Collateral warranty

The term “collateral warranty” originates in property law. In 1839 Nick Grimsley wrote: “A collateral warranty is where the heir neither does nor could derive his title to the land from the warrantor; and yet is both de-barred from claiming title and bound to recompense in case of eviction.”.[1] The concept of collateral warranty was sometimes regarded as “[…] the most unjust, oppressive, and indefensible in the whole range of common law.” .[2]

The meaning is different when considering the actual and most common use of the term. Today a collateral warranty generally defines an agreement ancillary to another principal contract and/or a letter of appointment. For the benefice of a third party, it imposes an extended duty of care and a broader liability on two separate parties involved in a contract. Collateral warranties may be provided by designers, building contractors and specialist sub-contractors. The need for collateral warranties exists when the party that commissions a building will not carry the burden in the event of defects.

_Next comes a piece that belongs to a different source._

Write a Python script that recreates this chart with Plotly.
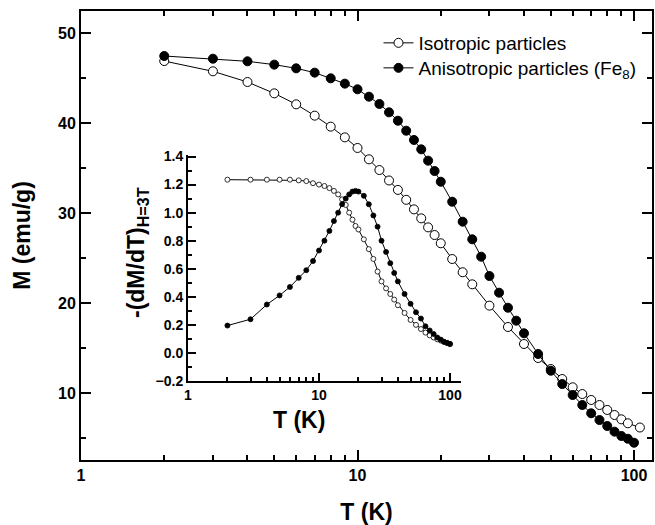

For instance, when an architect is appointed to design a group of dwellings for a developer. If the developer intends to sell the building to a housing association, due to privity of contract the architect would normally only be contractually liable to the developer should defects arise. The collateral warranty establishes a contractual relationship between the housing association and the architect against defect.

References

  1. “An Abridgement of the American Law of Real Property”, by Francis Hilliard counsellor at Law, Volume II, entered accordingly to Act of Congress in the year 1839.
  2. “An Abridgement of the American Law of Real Property”, by Francis Hilliard counsellor at Law, Volume II, entered accordingly to Act of Congress in the year 1839.